In last December’s post, “How Nature Photography Might Get Me to Appreciate Winter”, I wondered if my rediscovery of photography might be able to nudge me out of my usual winter cocoon and spend more time outside.
For those who have never been to Ottawa, let me offer a little bit of context. Yes, we do have an abundance of beautiful winter days that are like a shot out of a Disney movie. However, the Norman Rockwell painting of a perfect suburban Ottawa winter starts fading around the 18th consecutive day of snow, threat of freezing rain, or temperatures so low, even the cat won’t sit by the window and conduct her usual backyard surveillance despite her abundant fur coat. Winters here can be very harsh for long stretches.
When the weather outside is frightful and the sidewalks are covered with snow and ice, it’s not most conducive to a cheerful walk outside at lunch time. When you also factor in a long and slow commute home wondering where the heck the city’s snowplows went and repeatedly mumbling to myself “Why the heck do I pay taxes?” it should come as no surprise if I have to dig deeply to want to spend more time outdoors and risk falling and breaking a hip… the joys of becoming a grumpy old man! (and yes, I know some close friends are now thinking, “what do you mean ‘becoming’?”)
But this winter, I did spend more time outside, thanks to the camera!
While I wouldn’t say it made me a winter lover in one season, nature photography certainly made it more enjoyable by helping me lose track of time while doing something I truly enjoy. I would even go so far as to say this winter didn’t seem to drag on as much as it did in previous years.
On the creative side, it made me take a closer look at winter and appreciate its fleeting nature (as I did with summer and fall), through snowfalls and sunshine, through deep freezes and through melting cycles. Of the days I went out on photo shoots, no two days were the same.
My renewed interest in photography made me appreciate the beauty of nature in its dormant state, a whole new lens through which I haven’t explored winter in many years.
In late fall, a dried out shrub or plant, in its various shades of earth tones, may not be a big deal against a background of dark brown soil and decomposing leaves. But if you place that same plant in the right lighting conditions and against the stark white background of a fresh snowfall, it can become a stunning subject.

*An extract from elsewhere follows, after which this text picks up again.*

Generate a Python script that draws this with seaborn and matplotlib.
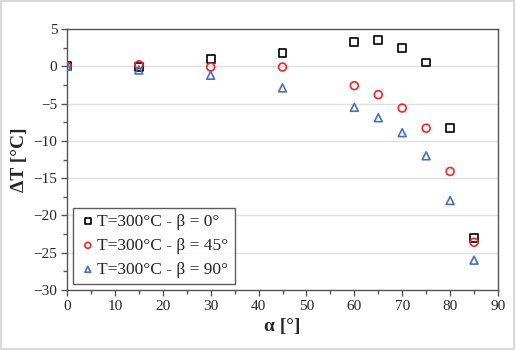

Similarly, with the sun’s position in the sky and limited sunlight over the winter months, I was mesmerized by the drama of the unique shadows left behind by the leafless trees. I occasionally found myself pursuing shots of the shadows, not of the subject in nature itself.
I really enjoyed going back to the same parks and places where I did a few nature shoots last summer and fall, and seeing them again in a new light, and then comparing the two. How amazing was the difference a few months can make when the bright fall leaves have disappeared and the rapids of the river had frozen over.
Looking at winter through the camera lens forced me to hunt, find and capture the beauty of the season. It worked!
But the month of March was a bit of a different story. When the snow was melting, the river’s water levels were rising and parks became oversized mud puddles, I really struggled to find the beauty. I realize now that I should have just looked for different subjects during that time.
Either way, it didn’t matter much. With spring just around the corner, anticipation was building for the soon-to-arrive bright pops of colours and returning wildlife, to bring renewed excitement and joy to the hobby of nature photography.
Even though I might not have gone out with the camera as often as I could have this past winter, I was pleased to see that my cocooning instinct was short-circuited on a few occasions, trying to capture some of winter’s beauty. While I wouldn’t say I became a huge fan of winter in doing so, it certainly stretched me as an artist and made for some very enjoyable shoots on sunny crisp days.
I look forward to the rematch with Mother Nature next winter.